Il y a soixante ans que j’ai reçu cette triple leçon de choses. Chaque fois que l’on débat de la politique d’accueil des réfugiés en Suisse, je me rappelle cet après-midi de juillet 1960, qui m’a tout révélé. L’Afrique avait réclamé son indépendance, qui lui avait été accordée dès 1960 sans tergiverser, pour l’excellente raison que les colonies africaines coûtaient cher aux budgets des Etats colonisateurs, tandis  qu’elles ne bénéficiaient qu’à des intérêts privés. Les colonisés ruminaient tout naturellement  un sentiment de frustration depuis presque un siècle. Pour l’éliminer quoi de plus naturel que de commettre le meurtre réparateur de quelques membres de la tribu des colonisateurs. Après avoir expulsé les colonisateurs survivants, le Congo devint une sorte de Far West dominé par les militaires seuls détenteurs d’armes, tandis que les populations civiles payèrent un lourd tribut de massacres, de pillages, de viols. La décolonisation n’a pas supprimé les désavantages de la colonisation mais elle exonère la responsabilité des Etats européens. L’exploitation de l’Afrique se développe sans contraintes dans des pays faibles au bénéfice d’une bourgeoisie locale. Cela s’apparente à une autocolonisation.

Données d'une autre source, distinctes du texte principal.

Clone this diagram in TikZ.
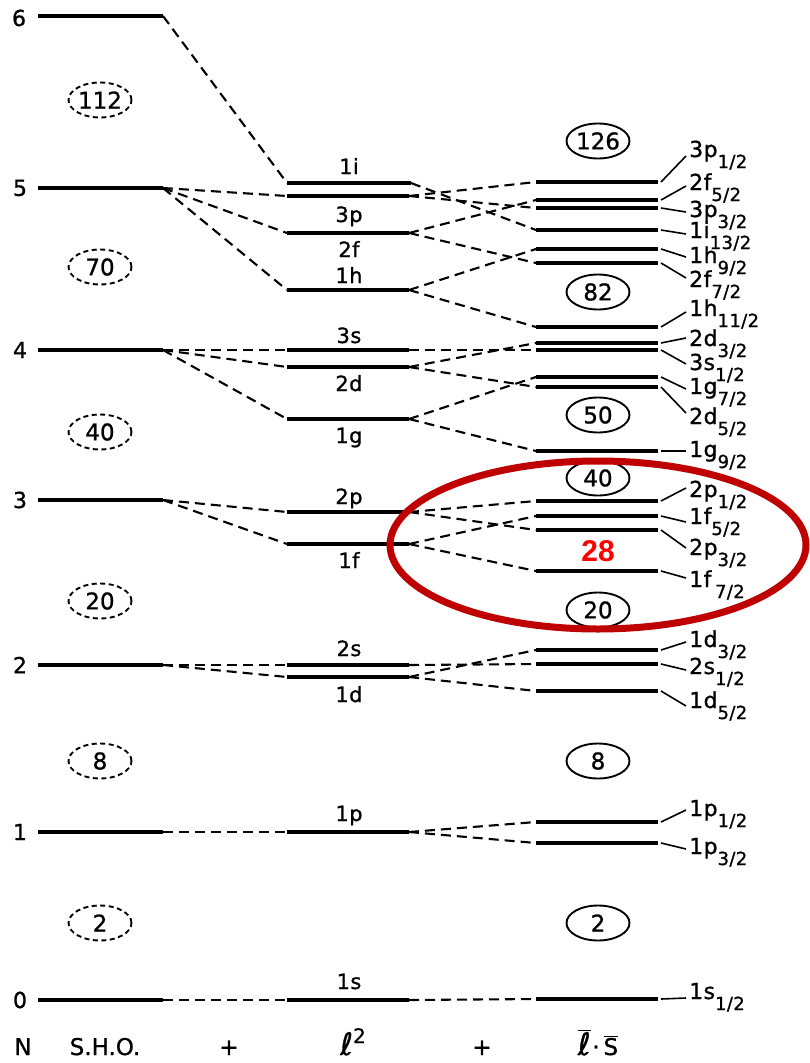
\documentclass[tikz,border=0pt]{standalone}
\usepackage{fontspec}
\setmainfont{DejaVu Sans}[FakeBold=1]
\newfontfamily\labfont{DejaVu Sans}[LetterSpace=2, FakeBold=1]
\newfontfamily\hlfont{Liberation Sans}
\usetikzlibrary{shapes.geometric}

% one energy level: name, x from, x to, y
\newcommand\lev[4]{%
  \coordinate (#1L) at (#2,#4);
  \coordinate (#1R) at (#3,#4);
  \draw[shell] (#1L) -- (#1R);}
% subscript of a j-label
\newcommand\sbs[1]{\raisebox{-11pt}{\fontsize{18}{18}\selectfont #1}}
% spin-orbit label: level name, leader end y, baseline y, text
\newcommand\jlab[4]{%
  \coordinate (#1T) at (686,#2);
  \draw[leadline] ([xshift=3pt]#1R) -- (#1T);
  \node[rlab] (#1N) at (689,#3) {#4};}

\tikzset{
  shell/.style={line width=3.3pt},
  conn/.style={line width=2.1pt, dash pattern=on 10pt off 6pt},
  leadline/.style={line width=1.6pt},
  magic/.style={ellipse, draw, line width=1.9pt, minimum width=63pt,
    minimum height=35pt, inner sep=0pt, font=\fontsize{23}{23}\selectfont},
  shomagic/.style={magic, dash pattern=on 5pt off 3.5pt},
  nlab/.style={font=\fontsize{22}{22}\selectfont},
  mlab/.style={anchor=base, font=\labfont\fontsize{21}{21}\selectfont},
  rlab/.style={anchor=base west, inner sep=0pt, font=\labfont\fontsize{22}{22}\selectfont},
  foot/.style={font=\fontsize{23}{23}\selectfont},
  ring/.style={ellipse, draw=red!75!black, line width=7pt, minimum width=416pt,
    minimum height=168pt, inner sep=0pt},
}

\begin{document}
\begin{tikzpicture}[x=1pt, y=-1pt]
\useasboundingbox (0,0) rectangle (810,1063);

% harmonic oscillator shells
\lev{n6}{38}{163}{16}
\lev{n5}{38}{163}{188}
\lev{n4}{38}{163}{350}
\lev{n3}{38}{163}{500}
\lev{n2}{38}{163}{665}
\lev{n1}{38}{163}{832}
\lev{n0}{38}{163}{1000}
\node[nlab] (N6) at (19,18) {6};
\node[nlab] (N5) at (20,188) {5};
\node[nlab] (N4) at (20,350) {4};
\node[nlab] (N3) at (20,500) {3};
\node[nlab] (N2) at (20,665) {2};
\node[nlab] (N1) at (20,832) {1};
\node[nlab] (N0) at (20,1000) {0};

\node[shomagic] (o112) at (100,100) {112};
\node[shomagic] (o70) at (100,267) {70};
\node[shomagic] (o40) at (100,432) {40};
\node[shomagic] (o20) at (100,601) {20};
\node[shomagic] (o8) at (100,761) {8};
\node[shomagic] (o2) at (100,923) {2};

% l^2 splitting
\lev{m1i}{287}{411}{183}
\lev{m3p}{287}{409}{196}
\lev{m2f}{287}{409}{233}
\lev{m1h}{287}{409}{290}
\lev{m3s}{287}{409}{350}
\lev{m2d}{287}{409}{367}
\lev{m1g}{287}{409}{419}
\lev{m2p}{287}{409}{512}
\lev{m1f}{287}{409}{544}
\lev{m2s}{287}{409}{665}
\lev{m1d}{287}{409}{677}
\lev{m1p}{287}{409}{832}
\lev{m1s}{287}{409}{1000}
\node[mlab] (a1i) at (349,174) {1i};
\node[mlab] (a3p) at (349,222) {3p};
\node[mlab] (a2f) at (349,257) {2f};
\node[mlab] (a1h) at (349,283) {1h};
\node[mlab] (a3s) at (349,343) {3s};
\node[mlab] (a2d) at (349,391) {2d};
\node[mlab] (a1g) at (349,443) {1g};
\node[mlab] (a2p) at (349,504) {2p};
\node[mlab] (a1f) at (349,568) {1f};
\node[mlab] (a2s) at (349,656) {2s};
\node[mlab] (a1d) at (349,702) {1d};
\node[mlab] (a1p) at (349,821) {1p};
\node[mlab] (a1s) at (349,989) {1s};

% spin-orbit splitting
\lev{r3p1}{536}{658}{182}
\lev{r2f5}{536}{658}{200}
\lev{r3p3}{536}{658}{208}
\lev{r1i13}{536}{658}{230}
\lev{r1h9}{536}{658}{249}
\lev{r2f7}{536}{658}{263}
\lev{r1h11}{536}{658}{327}
\lev{r2d3}{536}{658}{343}
\lev{r3s1}{536}{658}{350}
\lev{r1g7}{536}{658}{377}
\lev{r2d5}{536}{658}{387}
\lev{r1g9}{536}{658}{451}
\lev{r2p1}{536}{658}{501}
\lev{r1f5}{536}{658}{516}
\lev{r2p3}{536}{658}{530}
\lev{r1f7}{536}{658}{571}
\lev{r1d3}{536}{658}{650}
\lev{r2s1}{536}{658}{664}
\lev{r1d5}{536}{658}{691}
\lev{r1p1}{536}{658}{822}
\lev{r1p3}{536}{658}{843}
\lev{r1s1}{536}{658}{999}

\jlab{r3p1}{156}{157}{3p\sbs{1/2}}
\jlab{r2f5}{186}{190}{2f\sbs{5/2}}
\jlab{r3p3}{212}{217}{3p\sbs{3/2}}
\jlab{r1i13}{234}{238}{1i\sbs{13/2}}
\jlab{r1h9}{257}{263}{1h\sbs{9/2}}
\jlab{r2f7}{278}{287}{2f\sbs{7/2}}
\jlab{r1h11}{312}{316}{1h\sbs{11/2}}
\jlab{r2d3}{338}{346}{2d\sbs{3/2}}
\jlab{r3s1}{364}{370}{3s\sbs{1/2}}
\jlab{r1g7}{389}{394}{1g\sbs{7/2}}
\jlab{r2d5}{413}{424}{2d\sbs{5/2}}
\jlab{r1g9}{451}{457}{1g\sbs{9/2}}
\jlab{r2p1}{488}{497}{2p\sbs{1/2}}
\jlab{r1f5}{522}{524}{1f\sbs{5/2}}
\jlab{r2p3}{548}{555}{2p\sbs{3/2}}
\jlab{r1f7}{578}{587}{1f\,\sbs{7/2}}
\jlab{r1d3}{642}{647}{1d\sbs{3/2}}
\jlab{r2s1}{670}{674}{2s\sbs{1/2}}
\jlab{r1d5}{706}{708}{1d\sbs{5/2}}
\jlab{r1p1}{810}{816}{1p\sbs{1/2}}
\jlab{r1p3}{849}{854}{1p\sbs{3/2}}
\jlab{r1s1}{998}{999}{1s\sbs{1/2}}

\node[magic] (c126) at (598,141) {126};
\node[magic] (c82) at (598,292) {82};
\node[magic] (c50) at (598,415) {50};
\node[magic] (c40) at (598,478) {40};
\node[magic] (c20) at (598,610) {20};
\node[magic] (c8) at (598,761) {8};
\node[magic] (c2) at (598,923) {2};

% oscillator shell -> l^2 levels
\draw[conn] (n6R) -- (m1iL);
\draw[conn] (n5R) -- (m3pL);
\draw[conn] (n5R) -- (m2fL);
\draw[conn] (n5R) -- (m1hL);
\draw[conn] (n4R) -- (m3sL);
\draw[conn] (n4R) -- (m2dL);
\draw[conn] (n4R) -- (m1gL);
\draw[conn] (n3R) -- (m2pL);
\draw[conn] (n3R) -- (m1fL);
\draw[conn] (n2R) -- (m2sL);
\draw[conn] (n2R) -- (m1dL);
\draw[conn] (n1R) -- (m1pL);
\draw[conn] (n0R) -- (m1sL);

% l^2 levels -> j levels
\draw[conn] (m1iR) -- (r1i13L);
\draw[conn] (m3pR) -- (r3p1L);
\draw[conn] (m3pR) -- (r3p3L);
\draw[conn] (m2fR) -- (r2f5L);
\draw[conn] (m2fR) -- (r2f7L);
\draw[conn] (m1hR) -- (r1h9L);
\draw[conn] (m1hR) -- (r1h11L);
\draw[conn] (m3sR) -- (r3s1L);
\draw[conn] (m2dR) -- (r2d3L);
\draw[conn] (m2dR) -- (r2d5L);
\draw[conn] (m1gR) -- (r1g7L);
\draw[conn] (m1gR) -- (r1g9L);
\draw[conn] (m2pR) -- (r2p1L);
\draw[conn] (m2pR) -- (r2p3L);
\draw[conn] (m1fR) -- (r1f5L);
\draw[conn] (m1fR) -- (r1f7L);
\draw[conn] (m2sR) -- (r2s1L);
\draw[conn] (m1dR) -- (r1d3L);
\draw[conn] (m1dR) -- (r1d5L);
\draw[conn] (m1pR) -- (r1p1L);
\draw[conn] (m1pR) -- (r1p3L);
\draw[conn] (m1sR) -- (r1s1L);

% highlighted magic number 28
\node[ring] (hl) at (598,545) {};
\node[font=\hlfont\bfseries\fontsize{30}{30}\selectfont, text=red] (n28) at (598,551) {28};

% column captions
\node[foot, anchor=base] (capN) at (23,1055) {N};
\node[foot, anchor=base] (capSHO) at (105,1055) {S.H.O.};
\node[foot, anchor=base] (plus1) at (229,1055) {+};
\node[anchor=base, inner sep=0pt] (capL2) at (353,1055)
  {\fontsize{31}{31}\selectfont ℓ\raisebox{12pt}{\fontsize{20}{20}\selectfont 2}};
\node[foot, anchor=base] (plus2) at (482,1055) {+};
\node[anchor=base, inner sep=0pt] (capLS) at (598,1055)
  {{\fontsize{31}{31}\selectfont$\overline{\mbox{ℓ}}$}\,{\fontsize{23}{23}\selectfont ·\,$\overline{\mbox{S}}$}};
\end{tikzpicture}
\end{document}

Les anciens colonisés se retrouvèrent vite pris au dépourvu. Ils se souviennent maintenant avec nostalgie de l’époque de la colonisation. Ils n’aspirent plus qu’à émigrer vers les anciennes métropoles, pour y retrouver la sécurité, la paix et le bien-être dont ils ont joui et dont ils sont privés. A ce retournement de situation, rien ne serait pire que d’éprouver  quelque sentiment de Schadenfreude. Les leçons tragiques de l’Histoire ne justifient pas ce genre de psychodrame compensateur.

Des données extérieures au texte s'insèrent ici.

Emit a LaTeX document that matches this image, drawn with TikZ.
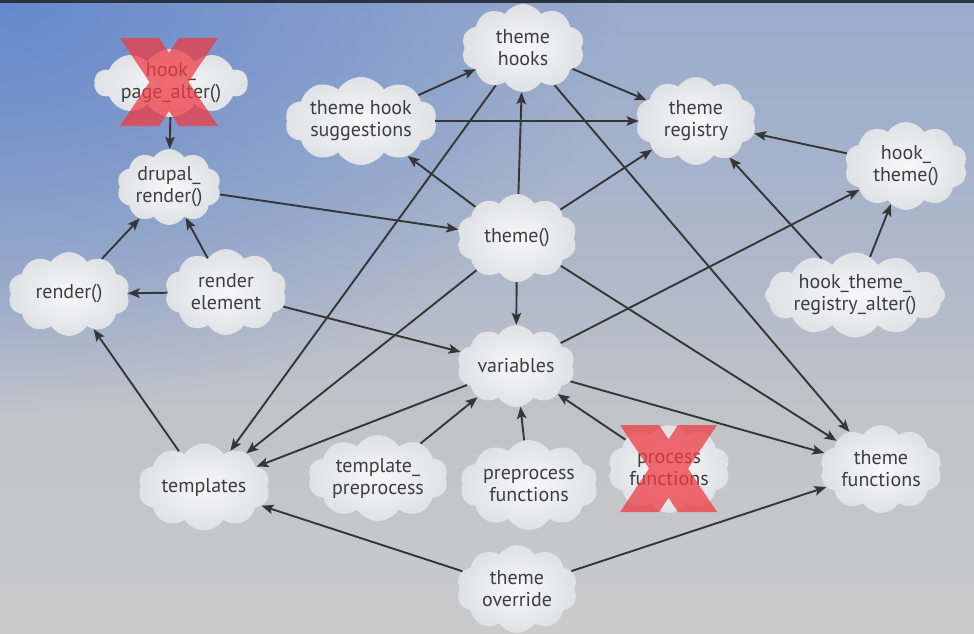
\documentclass[tikz,border=0pt]{standalone}
\usepackage{fontspec}
\setmainfont{PT Sans}
\usetikzlibrary{shapes.symbols,arrows.meta,fadings}

\definecolor{bgtop}{HTML}{9AABCC}
\definecolor{bgupper}{HTML}{A4B2CB}
\definecolor{bgmid}{HTML}{B3BBC9}
\definecolor{bglow}{HTML}{C0C3C9}
\definecolor{bgbot}{HTML}{CACACA}
\definecolor{bgblue}{HTML}{5F85CC}
\definecolor{topline}{HTML}{2B3342}
\definecolor{cloudin}{HTML}{F8F8F9}
\definecolor{cloudout}{HTML}{E0E1E5}
\definecolor{txt}{HTML}{3E3E3E}
\definecolor{linec}{HTML}{363636}
\definecolor{xred}{HTML}{EE3C44}

% base backdrop: blue-grey at the top, neutral grey below
\pgfdeclareverticalshading{backdrop}{100bp}{%
  color(0bp)=(bgbot); color(25bp)=(bgbot); color(43bp)=(bglow);
  color(51bp)=(bgmid); color(63bp)=(bgupper); color(75bp)=(bgtop);
  color(100bp)=(bgtop)}
\tikzfading[name=cornerglow, inner color=transparent!10, outer color=transparent!100]

\tikzset{
  puff/.style={cloud, cloud puffs=10, cloud puff arc=115, cloud ignores aspect,
    inner sep=0pt, draw=none, inner color=cloudin, outer color=cloudout},
  lbl/.style={font=\fontsize{20}{22}\selectfont, text=txt, align=center, inner sep=0pt},
  link/.style={draw=linec, line width=1.9pt,
    -{Stealth[length=12pt,width=9.5pt,inset=2.5pt]}},
  cross/.style={fill=xred, fill opacity=0.75}
}

\begin{document}
\begin{tikzpicture}[x=1pt,y=-1pt]
\useasboundingbox (0,0) rectangle (974,633);

% backdrop
\begin{scope}
  \clip (0,0) rectangle (974,633);
  \shade[shading=backdrop] (0,0) rectangle (974,633);
  \fill[bgblue, path fading=cornerglow] (0,0) ellipse [x radius=620, y radius=410];
  \fill[topline] (0,0) rectangle (974,2.5);
\end{scope}

% clouds
\node[puff, minimum width=153, minimum height=68, label={[lbl]center:{hook\_\\page\_alter()}}] (hpa) at (171,83) {};
\node[puff, minimum width=104, minimum height=76, label={[lbl]center:{drupal\_\\render()}}] (drender) at (169,187) {};
\node[puff, minimum width=122, minimum height=84, label={[lbl]center:{render()}}] (render) at (69,294) {};
\node[puff, minimum width=122, minimum height=86, label={[lbl]center:{render\\element}}] (relem) at (226,292) {};
\node[puff, minimum width=152, minimum height=88, label={[lbl]center:{theme hook\\suggestions}}] (thsugg) at (361,121) {};
\node[puff, minimum width=123, minimum height=88, label={[lbl]center:{theme\\hooks}}] (thooks) at (523,48) {};
\node[puff, minimum width=121, minimum height=88, label={[lbl]center:{theme\\registry}}] (treg) at (696,121) {};
\node[puff, minimum width=123, minimum height=88, label={[lbl]center:{hook\_\\theme()}}] (htheme) at (906,166) {};
\node[puff, minimum width=120, minimum height=88, label={[lbl]center:{theme()}}] (theme) at (517,238) {};
\node[puff, cloud puffs=12, minimum width=180, minimum height=85, label={[lbl]center:{hook\_theme\_\\registry\_alter()}}] (htra) at (855,295) {};
\node[puff, minimum width=118, minimum height=82, label={[lbl]center:{variables}}] (vars) at (516,366) {};
\node[puff, minimum width=132, minimum height=87, label={[lbl]center:{templates}}] (tmpl) at (204,487) {};
\node[puff, minimum width=140, minimum height=86, label={[lbl]center:{template\_\\preprocess}}] (tprep) at (378,478) {};
\node[puff, minimum width=138, minimum height=90, label={[lbl]center:{preprocess\\functions}}] (prepf) at (529,485) {};
\node[puff, minimum width=122, minimum height=88, label={[lbl]center:{process\\functions}}] (procf) at (669,469) {};
\node[puff, minimum width=122, minimum height=88, label={[lbl]center:{theme\\functions}}] (tfunc) at (881,469) {};
\node[puff, minimum width=121, minimum height=88, label={[lbl]center:{theme\\override}}] (tover) at (517,589) {};

% connectors
\draw[link] (hpa) -- (drender);
\draw[link] (drender) -- (theme);
\draw[link] (render) -- (drender);
\draw[link] (relem) -- (drender);
\draw[link] (relem) -- (render);
\draw[link] (relem) -- (vars);
\draw[link] (tmpl) -- (render);
\draw[link] (thsugg) -- (thooks);
\draw[link] (thsugg) -- (treg);
\draw[link] (thooks) -- (treg);
\draw[link] (theme) -- (thooks);
\draw[link] (theme) -- (thsugg);
\draw[link] (theme) -- (treg);
\draw[link] (theme) -- (vars);
\draw[link] (theme) -- (tmpl);
\draw[link] (theme) -- (tfunc);
\draw[link] (thooks) -- (tmpl);
\draw[link] (thooks) -- (tfunc);
\draw[link] (htheme) -- (treg);
\draw[link] (htra) -- (treg);
\draw[link] (htra) -- (htheme);
\draw[link] (vars) -- (htheme);
\draw[link] (vars) -- (tmpl);
\draw[link] (vars) -- (tfunc);
\draw[link] (tprep) -- (vars);
\draw[link] (prepf) -- (vars);
\draw[link] (procf) -- (vars);
\draw[link] (tover) -- (tmpl);
\draw[link] (tover) -- (tfunc);

% crossed-out entries
\fill[cross] (120,38) -- (159,38) -- (218,126) -- (179,126) -- cycle
             (179,38) -- (218,38) -- (159,126) -- (120,126) -- cycle;
\fill[cross] (620,425) -- (659,425) -- (717,512) -- (678,512) -- cycle
             (678,425) -- (717,425) -- (659,512) -- (620,512) -- cycle;
\end{tikzpicture}
\end{document}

L’Europe, y compris la Suisse, est confrontée réellement à la possibilité latente d’une invasion par des centaines de millions d’Africains, menacés dans leur existence même, par la violence ou par la misère. Selon la loi de la mer, ceux qui font naufrage devraient être secourus et débarqués au port le plus proche. Selon les Droits de l’Homme, dont nous prétendons détenir l’exclusivité, nous devrions tous les accueillir, ce qui est matériellement impossible. Nous en recueillons donc le moins possible pour ne pas créer « un appel d’air ». Néanmoins  nous subissons l’irrésistible montée d’une extrême droite, raciste, intolérante, autoritaire qui constituera peut-être la lointaine punition de la colonisation, en ce sens qu’elle détruira la démocratie. L’exemple des Etats-Unis, au pouvoir d’un président inculte, menteur et déséquilibré,, est là pour nous prévenir.

Nous vivons ainsi avec le regret d’avoir commis une erreur historique. Fallait-il ne jamais coloniser, pour ne pas décoloniser tellement mal qu’il ne reste plus d’autre ressource aux anciens colonisés que de traverser la Méditerranée sur une embarcation précaire, afin d’atteindre cet Eldorado constitué par l’Europe, mère ou marâtre du monde ? Sous le prétexte de civiliser, avons-nous accouché d’une planète barbare? Et les flots de la barbarie risquent-ils de nous engloutir? L’avenir perçu en 1960, qui est devenu notre présent, je l’ai découvert au fond de plusieurs verres de Pouilly Fuissé. On ne boit jamais trop si c’est pour  rencontrer la vérité.